Tanner Royalty, campus missionary leader for ECTC, shared his passion about connecting local churches to campus ministry and the students they serve.
“I think one of the common misconceptions with students is a lot of churches are kind of afraid to even approach students because they feel as if there’s a gap between the generations,” said Royalty while discussing the March 14 outreach. “Students just want to be talked to; they want to be heard.”
Pastors, college students and recent graduates from Northern Kentucky University and lay church members who participated in the outreach event also worked to conduct a spiritual survey of the students who stopped by their table on campus.
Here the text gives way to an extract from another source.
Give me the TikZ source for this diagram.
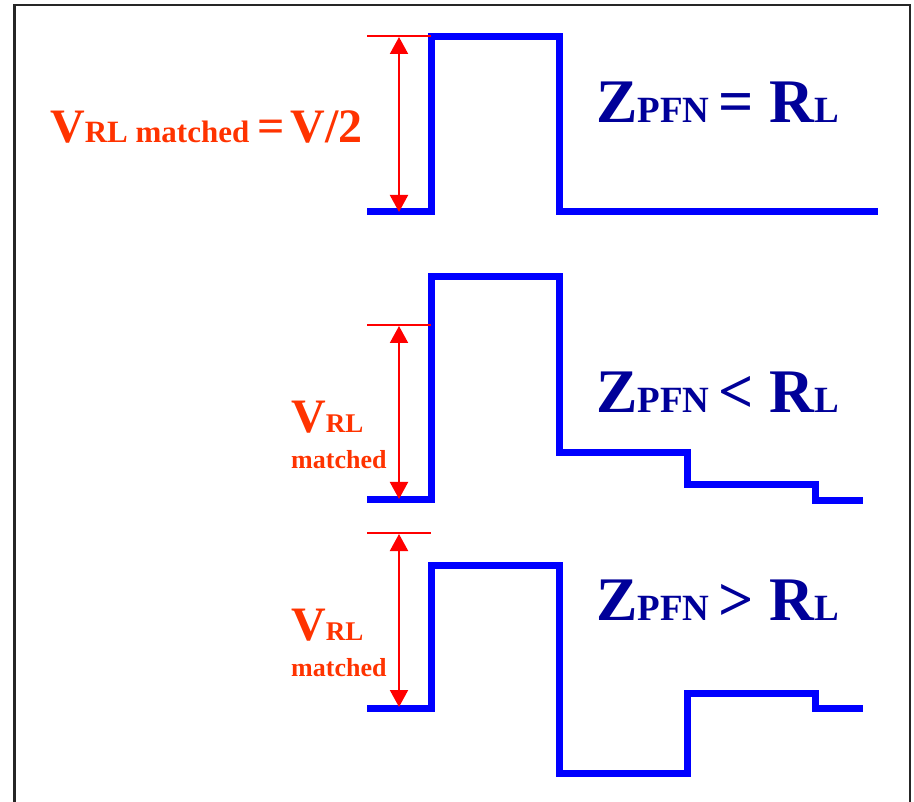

“We’re just trying to get them to think,” said Royalty. “Students want to think critically about what they believe. They’re in that phase of life … where they’re just trying to figure things out and they appreciate being listened to.”
Intentionality
The outreach effort on ECTC’s campus was one of three evangelism events on Monday — a coordinated effort to share the gospel in Elizabethtown and surrounding areas ahead of REACH, the Kentucky Baptist Convention’s evangelism and missions conference held on March 14–15.
A second group mobilized in Radcliff to share the gospel door-to-door as a part of the Gospel to Every Home initiative. More than 130 home visits yielded two salvations, many opportunities for prayer and strengthened connections between residents and local churches.
“It reminds us of what we’ve been saying with the Gospel to Every Home from the very beginning: someone can live incredibly close to a church and yet be very far from God, and so it takes intentionality on our parts to go and be the church to our own neighbors,” said Rob Patterson, evangelism team leader for the KBC.
Another group volunteered at Mission Hope for Kids, a faith-based organization providing emotional, educational, physical and spiritual support to at-risk children and their families. Around 20 volunteers from a dozen churches toured the center, read to children, served snacks, sorted supplies and packed trauma backpacks for Send Relief.